Dynamic stiffness of unbounded medium based on damping‐solvent extraction

In the damping‐solvent extraction method, to calculate the dynamic‐stiffness matrix of an unbounded medium, a finite region of the medium, adjacent to the structure is analysed in the first step, whereby hysteretic material damping is introduced artificially as a solvent. This leads to the dynamic‐stiffness matrix of the damped bounded medium, which is assumed in the second step to be equal to that of the damped unbounded medium. In the third step, the effect of the material damping on the dynamic‐stiffness matrix is eliminated, i.e. the damping solvent is extracted, resulting in the dynamic‐stiffness matrix of the unbounded medium. The damping‐solvent extraction method permits an efficient calculation of the dynamic‐stiffness matrix of an unbounded medium by analysing the adjacent bounded medium only, which exhibits the same dynamic characteristics as the (bounded) structure.

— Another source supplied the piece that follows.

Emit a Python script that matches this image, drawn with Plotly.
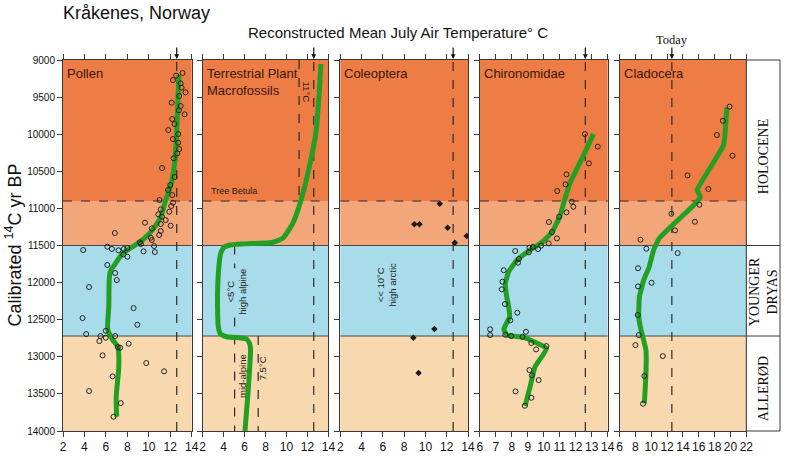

The familiar standard finite‐element method is sufficient for the analysis and the hysteretic damping is introduced by multiplying the elastic moduli by 1 + 2i£. The introduced hysteretic material damping, the solvent, is extracted at the end of the analysis for each coefficient of the dynamic‐stiffness matrix and for each frequency independently of the others by a very concise equation based on a Taylor expansion. The method is evaluated thoroughly for dynamic soil‐structure interaction and for seismic reservoir‐dam interaction using stringent simple cases with analytical solutions available and is also applied to practical examples, by calculating the dynamic‐stiffness matrix of a semi‐infinite wedge and an embedded foundation.